===== Dataset content =====
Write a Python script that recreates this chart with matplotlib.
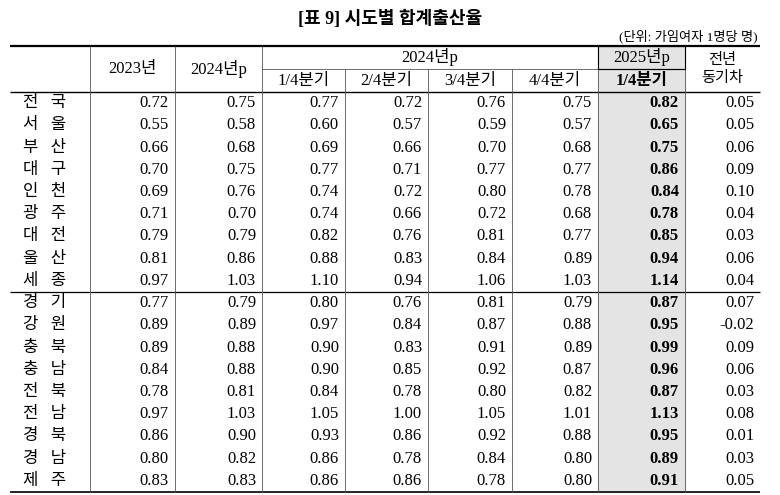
import matplotlib
matplotlib.use("Agg")
import matplotlib.pyplot as plt

regions = ["전   국","서   울","부   산","대   구","인   천","광   주","대   전","울   산","세   종",
           "경   기","강   원","충   북","충   남","전   북","전   남","경   북","경   남","제   주"]
v2023 = [0.72,0.55,0.66,0.70,0.69,0.71,0.79,0.81,0.97,0.77,0.89,0.89,0.84,0.78,0.97,0.86,0.80,0.83]
v2024 = [0.75,0.58,0.68,0.75,0.76,0.70,0.79,0.86,1.03,0.79,0.89,0.88,0.88,0.81,1.03,0.90,0.82,0.83]
q1 = [0.77,0.60,0.69,0.77,0.74,0.74,0.82,0.88,1.10,0.80,0.97,0.90,0.90,0.84,1.05,0.93,0.86,0.86]
q2 = [0.72,0.57,0.66,0.71,0.72,0.66,0.76,0.83,0.94,0.76,0.84,0.83,0.85,0.78,1.00,0.86,0.78,0.86]
q3 = [0.76,0.59,0.70,0.77,0.80,0.72,0.81,0.84,1.06,0.81,0.87,0.91,0.92,0.80,1.05,0.92,0.84,0.78]
q4 = [0.75,0.57,0.68,0.77,0.78,0.68,0.77,0.89,1.03,0.79,0.88,0.89,0.87,0.82,1.01,0.88,0.80,0.80]
q2025 = [0.82,0.65,0.75,0.86,0.84,0.78,0.85,0.94,1.14,0.87,0.95,0.99,0.96,0.87,1.13,0.95,0.89,0.91]
diff = [0.05,0.05,0.06,0.09,0.10,0.04,0.03,0.06,0.04,0.07,-0.02,0.09,0.06,0.03,0.08,0.01,0.03,0.05]

FAM = ["Liberation Serif", "Noto Sans CJK KR"]
fig = plt.figure(figsize=(7.8, 4.95), dpi=100)
ax = fig.add_axes([0, 0, 1, 1])
ax.set_xlim(0, 780); ax.set_ylim(495, 0); ax.axis("off")

xs = [10, 90, 175, 262, 345, 428, 512, 598, 685, 760]
ytop, ymid, yhb = 46, 69, 92
rh = (492 - yhb) / 18
ybot = yhb + rh * 18

ax.add_patch(plt.Rectangle((xs[7], ytop), xs[8]-xs[7], ybot-ytop, color="#e4e4e4", zorder=0))

ax.text(390, 19, "[표 9] 시도별 합계출산율", ha="center", va="center", fontsize=13,
        fontweight="bold", family=FAM)
ax.text(758, 36, "(단위: 가임여자 1명당 명)", ha="right", va="center", fontsize=9.5, family=FAM)

lc = "#555555"
ax.hlines(ytop, xs[0], xs[-1], color="black", lw=1.6)
ax.hlines(ymid, xs[3], xs[7], color=lc, lw=0.6)
ax.hlines(ymid, xs[7], xs[8], color="black", lw=0.8)
ax.hlines(yhb, xs[0], xs[-1], color="black", lw=1.0)
ax.hlines(yhb + rh*9, xs[0], xs[-1], color="black", lw=0.9)
ax.hlines(ybot, xs[0], xs[-1], color="black", lw=1.2)
for i in range(1, len(xs)-1):
    top = ymid if i in (4, 5, 6) else ytop
    ax.vlines(xs[i], top, ybot, color=lc, lw=0.6)
ax.plot([xs[7], xs[7], xs[8], xs[8], xs[7]], [ytop, ymid, ymid, ytop, ytop], color="black", lw=0.8)

fs = 12
hy = (ytop + yhb) / 2
ax.text((xs[1]+xs[2])/2, hy, "2023년", ha="center", va="center", fontsize=fs, family=FAM)
ax.text((xs[2]+xs[3])/2, hy, "2024년p", ha="center", va="center", fontsize=fs, family=FAM)
ax.text((xs[3]+xs[7])/2, (ytop+ymid)/2, "2024년p", ha="center", va="center", fontsize=fs, family=FAM)
ax.text((xs[7]+xs[8])/2, (ytop+ymid)/2, "2025년p", ha="center", va="center", fontsize=fs, family=FAM)
for i, q in enumerate(["1/4분기", "2/4분기", "3/4분기", "4/4분기"]):
    ax.text((xs[3+i]+xs[4+i])/2, (ymid+yhb)/2, q, ha="center", va="center", fontsize=fs, family=FAM)
ax.text((xs[7]+xs[8])/2, (ymid+yhb)/2, "1/4분기", ha="center", va="center", fontsize=fs,
        fontweight="bold", family=FAM)
ax.text((xs[8]+xs[9])/2, hy - 9, "전년", ha="center", va="center", fontsize=fs-1, family=FAM)
ax.text((xs[8]+xs[9])/2, hy + 9, "동기차", ha="center", va="center", fontsize=fs-1, family=FAM)

cols = [v2023, v2024, q1, q2, q3, q4, q2025, diff]
for r in range(18):
    y = yhb + rh*(r+0.5)
    ax.text((xs[0]+xs[1])/2 - 5, y, regions[r], ha="center", va="center", fontsize=fs, family=FAM)
    for c, col in enumerate(cols):
        ax.text(xs[c+2] - 6, y, f"{col[r]:.2f}", ha="right", va="center", fontsize=fs,
                family=FAM, fontweight="bold" if c == 6 else "normal")

fig.savefig("out.png", dpi=100)
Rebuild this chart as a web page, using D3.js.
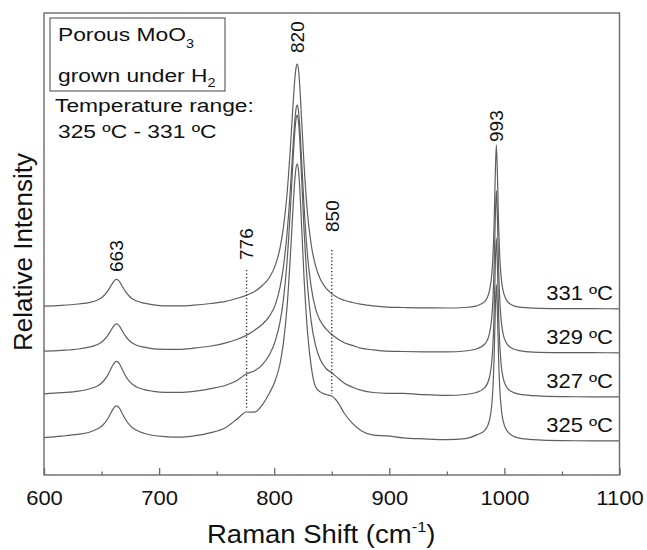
<!DOCTYPE html>
<html>
<head>
<meta charset="utf-8">
<script src="https://cdn.jsdelivr.net/npm/d3@7"></script>
<style>
  html, body { margin: 0; padding: 0; background: #fff; }
  svg { display: block; font-family: "Liberation Sans", Arial, Helvetica, sans-serif; }
</style>
</head>
<body>
<svg id="chart" width="647" height="550"></svg>
<script>
// Raman shift sampling (cm-1), shared by every spectrum
const ramanShift = [600, 615, 630, 640, 646, 651, 655, 658, 660, 662, 663, 664, 666, 668, 671, 675, 680, 687, 695, 705,
  718, 730, 745, 758, 768, 776, 783, 790, 796, 801, 805, 808, 811, 814, 816, 818, 819, 820, 821, 822,
  824, 826, 829, 832, 836, 840, 845, 850, 855, 861, 868, 876, 886, 898, 912, 930, 950, 966, 976, 983,
  987, 989, 990, 991, 992, 993, 994, 995, 996, 997, 998, 1000, 1003, 1007, 1013, 1025, 1050, 1075, 1100];

// Relative intensities (a.u.) for each growth temperature
const i331 = [2.8, 3.6, 5.0, 6.6, 8.7, 12.2, 17.4, 22.9, 26.7, 29.2, 29.6, 29.2, 26.7, 22.7, 17.1, 11.8, 8.2, 5.8, 4.2, 3.1,
  3.1, 3.8, 5.5, 7.6, 10.7, 13.7, 17.6, 23.8, 31.8, 43.9, 60.6, 81.3, 113, 160.3, 197.9, 231, 241.4, 245, 240.2, 226.7,
  185.5, 143.1, 94.7, 65.5, 42.8, 29.9, 20.9, 15.4, 11.5, 8.7, 6.5, 4.6, 3.1, 1.9, 1.5, 1.1, 1.0, 1.5, 3.2, 7.7,
  18.2, 34.3, 51.8, 82.9, 131.5, 163.9, 131.5, 82.9, 51.8, 34.3, 23.8, 13.6, 7.1, 3.8, 1.9, 0.9, 0.4, 0.3, 0.2];
const i329 = [1.8, 2.6, 4.0, 6.1, 8.2, 11.7, 16.9, 22.4, 26.2, 28.7, 29.1, 28.7, 26.2, 22.2, 16.7, 11.5, 8.0, 5.8, 4.2, 3.7,
  3.6, 4.8, 7.0, 10.2, 13.8, 17.8, 22.8, 29.0, 37.1, 48.4, 65.3, 86.2, 117.3, 163.2, 199.8, 233.8, 244.4, 248, 243.2, 229.9,
  188.7, 145.8, 96.9, 67.2, 43.8, 32.3, 24.1, 18.5, 14.2, 10.2, 7.6, 4.6, 3.2, 1.9, 1.5, 1.2, 1.1, 2.0, 4.2, 9.0,
  19.4, 35.2, 52.4, 82.9, 130.6, 162.4, 130.6, 82.9, 52.4, 35.2, 24.8, 14.3, 7.9, 4.5, 2.4, 0.9, 0.4, 0.3, 0.2];
const i327 = [3.1, 4.3, 5.9, 8.3, 10.8, 15.0, 21.1, 27.7, 32.3, 35.3, 35.7, 35.3, 32.3, 27.6, 20.8, 14.6, 10.3, 7.4, 5.7, 4.7,
  4.6, 5.6, 8.4, 11.7, 16.8, 23.3, 26.2, 32.7, 42.4, 56.4, 74.6, 97.4, 132.8, 186.4, 229.2, 266.8, 278.4, 282, 276.5, 261.5,
  214.6, 165.8, 110.8, 76.6, 51.1, 37.4, 28.5, 24.2, 19.4, 13.7, 9.8, 6.6, 4.5, 3.7, 3.7, 2.3, 1.6, 2.5, 4.7, 9.4,
  19.5, 35.0, 51.7, 81.5, 128, 159, 128, 81.5, 51.7, 35.0, 24.9, 14.6, 8.3, 5.0, 2.8, 1.3, 0.3, 0.2, 0.1];
const i325 = [3.4, 4.8, 6.8, 9.0, 11.9, 15.8, 21.5, 27.7, 31.9, 34.8, 35.2, 34.8, 32.0, 27.5, 21.2, 15.2, 11.0, 7.7, 5.5, 4.4,
  3.8, 5.1, 8.3, 13.6, 22.2, 29.0, 28.9, 36.7, 48.2, 60.8, 77, 98.2, 131.7, 183.9, 225.6, 262.2, 273.5, 277, 271.7, 257,
  210.3, 161.8, 108.2, 75.8, 54, 49.1, 46.5, 44.9, 39.1, 27.5, 17.6, 10, 5.9, 5.1, 3.1, 2.1, 1.4, 2.4, 6.1, 10.7,
  20.6, 35.7, 52, 81, 126.3, 156.5, 126.3, 81, 52, 35.7, 25.7, 15.7, 9.1, 5.3, 2.8, 1.3, 0.3, 0.2, 0.1];

const temperatureLabels = ["331 ºC", "329 ºC", "327 ºC", "325 ºC"];
const spectra = [i331, i329, i327, i325];
const stackOffsets = [166, 122, 78, 34];          // vertical offset of each spectrum (a.u.)

const peakPositions = [663, 820, 993];             // labelled band maxima
const shoulderPositions = [776, 850];              // shoulders marked with dotted guides

const xMajorTicks = [600, 700, 800, 900, 1000, 1100];
const xMinorTicks = [650, 750, 850, 950, 1050];

// ---- layout ----
const plot = { left: 44, right: 619.5, top: 13, bottom: 475 };
const svg = d3.select("#chart");

const x = d3.scaleLinear().domain([600, 1100]).range([plot.left, plot.right]);
const y = d3.scaleLinear().domain([0, 462]).range([plot.bottom, plot.top]);

const ink = "#111";
const frameColor = "#6a6a6a";

// Horizontal text helper with a slight horizontal stretch
function label(parent, tx, ty, size, sx, anchor) {
  return parent.append("text")
    .attr("transform", `translate(${tx},${ty}) scale(${sx},1)`)
    .attr("font-size", size)
    .attr("text-anchor", anchor)
    .attr("fill", ink);
}

// ---- spectra ----
const line = d3.line()
  .x(d => x(d[0]))
  .y(d => y(d[1]))
  .curve(d3.curveMonotoneX);

const curves = svg.append("g").attr("fill", "none")
  .attr("stroke", "#5e5e5e").attr("stroke-width", 1.2).attr("stroke-linejoin", "round");

spectra.forEach((vals, k) => {
  const pts = ramanShift.map((v, i) => [v, vals[i] + stackOffsets[k]]);
  curves.append("path").attr("d", line(pts));
});

// ---- dotted guides for the shoulders (from above the top trace down to the lowest trace) ----
const guideTop = { 776: 205, 850: 225 };
const lowest = spectra.length - 1;
shoulderPositions.forEach(v => {
  const idx = ramanShift.indexOf(v);
  const bottomVal = spectra[lowest][idx] + stackOffsets[lowest];
  svg.append("line")
    .attr("x1", x(v)).attr("x2", x(v))
    .attr("y1", y(guideTop[v])).attr("y2", y(bottomVal) - 2)
    .attr("stroke", "#333").attr("stroke-width", 1.4)
    .attr("stroke-dasharray", "1.3,2.2");
});

// ---- band position labels (rotated) ----
const labelLevel = { 663: 203, 776: 215, 820: 422, 850: 243, 993: 333 };
[...peakPositions, ...shoulderPositions].forEach(v => {
  svg.append("text")
    .attr("transform", `translate(${x(v)},${y(labelLevel[v])}) rotate(-90)`)
    .attr("font-size", 19)
    .attr("dy", "0.36em")
    .attr("text-anchor", "start")
    .attr("fill", ink)
    .text(v);
});

// ---- temperature labels at the right end of each trace ----
temperatureLabels.forEach((t, k) => {
  label(svg, 613, y(stackOffsets[k]) - 9, 20, 1.1, "end").text(t);
});

// ---- frame and x axis ----
svg.append("rect")
  .attr("x", plot.left).attr("y", plot.top)
  .attr("width", plot.right - plot.left).attr("height", plot.bottom - plot.top)
  .attr("fill", "none").attr("stroke", frameColor).attr("stroke-width", 1.4);

const axisMajor = svg.append("g")
  .attr("transform", `translate(0,${plot.bottom})`)
  .call(d3.axisBottom(x).tickValues(xMajorTicks).tickSize(-7).tickPadding(16).tickFormat(d3.format("d")));
axisMajor.select(".domain").remove();
axisMajor.selectAll(".tick line").attr("stroke", frameColor).attr("stroke-width", 1.3);
axisMajor.selectAll(".tick text")
  .attr("font-size", 20).attr("fill", ink)
  .attr("font-family", "\"Liberation Sans\", Arial, sans-serif")
  .attr("transform", "scale(1.1,1)");

const axisMinor = svg.append("g")
  .attr("transform", `translate(0,${plot.bottom})`)
  .call(d3.axisBottom(x).tickValues(xMinorTicks).tickSize(-3.5).tickFormat(""));
axisMinor.select(".domain").remove();
axisMinor.selectAll(".tick line").attr("stroke", frameColor).attr("stroke-width", 1.3);

// ---- axis titles ----
const xTitle = label(svg, 207, 543, 25, 1.1, "start");
xTitle.append("tspan").text("Raman Shift (cm");
xTitle.append("tspan").attr("font-size", 15).attr("dy", -11).text("-1");
xTitle.append("tspan").attr("dy", 11).text(")");

svg.append("text")
  .attr("transform", "translate(32,252) rotate(-90)")
  .attr("font-size", 26)
  .attr("text-anchor", "middle")
  .attr("fill", ink)
  .text("Relative Intensity");

// ---- sample description ----
svg.append("rect")
  .attr("x", 50).attr("y", 18).attr("width", 175).attr("height", 73)
  .attr("fill", "none").attr("stroke", "#555").attr("stroke-width", 1.1);

const l1 = label(svg, 58, 41, 19, 1.2, "start");
l1.append("tspan").text("Porous MoO");
l1.append("tspan").attr("font-size", 12).attr("dy", 7).text("3");

const l2 = label(svg, 58, 82, 19, 1.2, "start");
l2.append("tspan").text("grown under H");
l2.append("tspan").attr("font-size", 12).attr("dy", 5).text("2");

label(svg, 55, 112, 19, 1.2, "start").text("Temperature range:");
label(svg, 58, 138, 19, 1.2, "start").text("325 ºC - 331 ºC");
</script>
</body>
</html>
=====
§ **What needs to be done**
Copy nothing past the line containing "import matplotlib.pyplot as plt": reproduce every line from the start of the records up to it, skipping pictures.

§ **Expected answer**
Write a Python script that recreates this chart with matplotlib.
import matplotlib
matplotlib.use("Agg")
import matplotlib.pyplot as plt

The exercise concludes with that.